In rural Appalachia, some school buses have been converted to mobile classrooms that bring pre-K to residents, along with information hubs that adults can use to learn about skills workshops and more.
(TNS) — Research on the benefits of pre-K shows definitively that children who attend are more prepared for kindergarten and feel the assurance that they're "good at school" and belong there, kicking off a confident start to the years of academia to come.
While all students benefit, it's shown to especially give children from lower-income homes a leg up, closing an early learning gap often associated with economic status.
But for families who live in rural Appalachia, Kentucky, pre-K isn't always an option.
"Part of it is geographic isolation. Some have no transportation, no buses go there and they don't have broadband access. Having the classroom brought to them is powerful," Dreama Gentry said. She's executive director of Partners for Education at Berea College in Kentucky.
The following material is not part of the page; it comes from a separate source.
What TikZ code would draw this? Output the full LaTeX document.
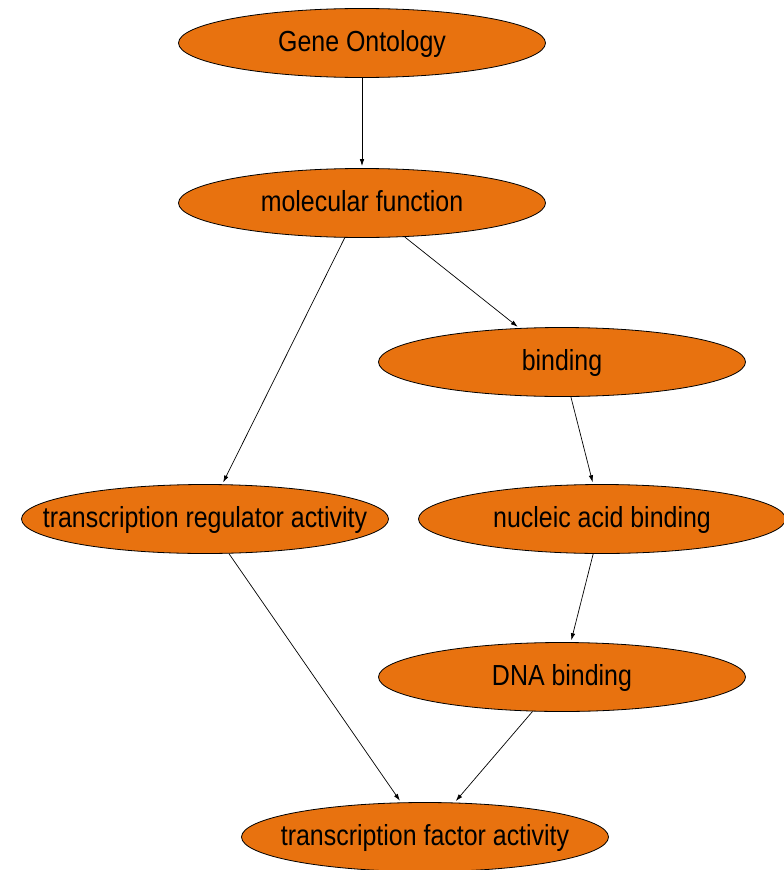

In 2016, Gentry and Tennant Kirk, early childhood project director at Berea College's Partners for Education, turned two school buses into pre-K classrooms.
At no cost to the families, buses "Rosie" and "Sunny" park in their student's driveways in rural Clay County, Kentucky, to introduce 3- and 4-year-olds to books, letters and numbers.
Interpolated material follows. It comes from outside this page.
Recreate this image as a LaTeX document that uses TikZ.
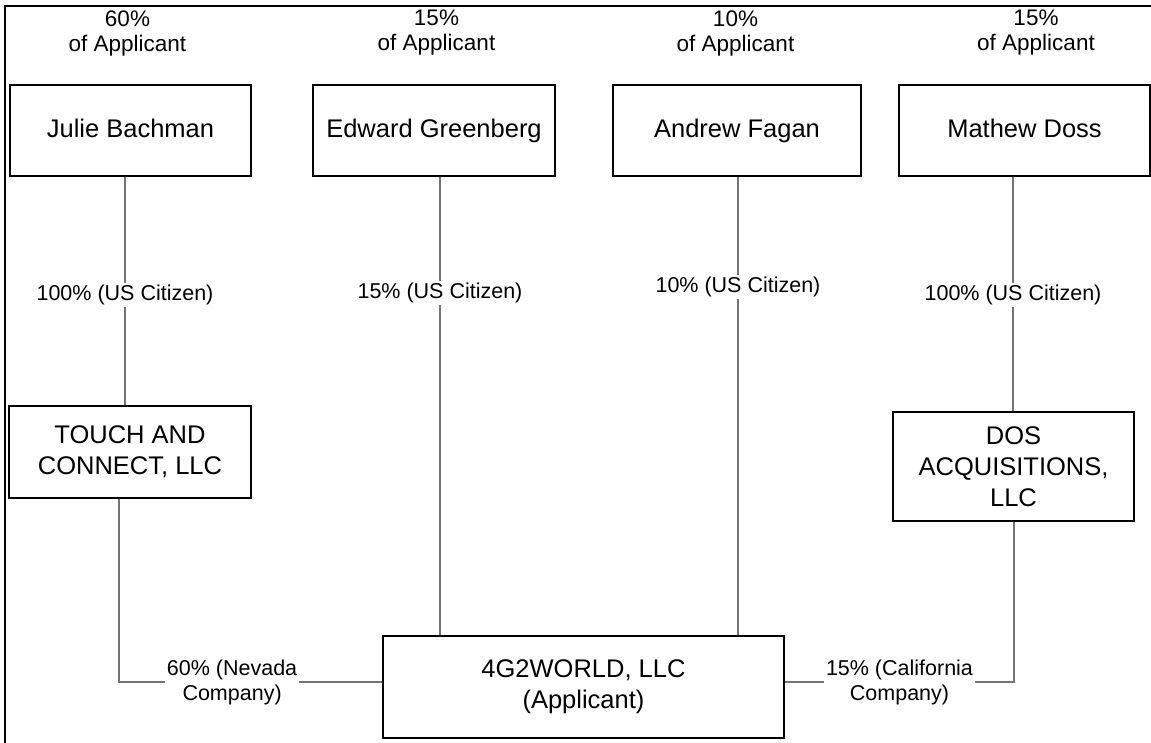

They've served nearly 100 preschoolers and their families.
Poverty rates in Appalachian Kentucky are at or have exceeded 20% for more than 30 years. Just 29% of 4-year-olds attended public preschool in 2018, and only a little more than half of the state's children were ready for kindergarten, according to Kentucky's 2018 kindergarten readiness results.
The biggest challenge, said Gentry, was finding the right community partners who have a pulse on the community to connect them to the families who might benefit most from the pre-K buses and "keep us from being an outsider, because often, we're seen that way," she said.
"Once we got that, the rest came into place."
It's also the state with the highest number of children living with caregivers other than their parents.
For one child who had been removed from his parents and was living with relatives, being left at a pre-K center triggered the trauma of abandonment. Bringing the class to him and building a foundation of trust first were key.
Recognizing the need for whole-family support, the more unique piece of the program involves engaging the adults.
Other than the early childhood educator, the bus is also staffed with a family navigator who partners with caretakers and parents to set goals like completing a GED, quitting smoking or getting advice on family nutrition.
"Often parents who are dealing with poverty and little children in these areas don't have the option to talk to anyone. We know if we can build that resilience and mitigate stress, we can benefit both them and the child. The two-generation approach is what stands out," Gentry said.
To demystify the formal education setting, once a month families are invited to a gathering at the local elementary school so the parents and children can overcome isolation and build community.
The buses also became an information hub. Job-training specialists came to spread the word about their workshops, and people from the food bank came to offer services, too.
But the best payoff came from the children.
"One of the most inspirational moments is when the kids graduated from the bus. They had confidence that many of the caregivers didn't have when they went to school," Gentry said.
Recently, the Readiness Bus program has been adopted by local community agencies who continue with its original mission.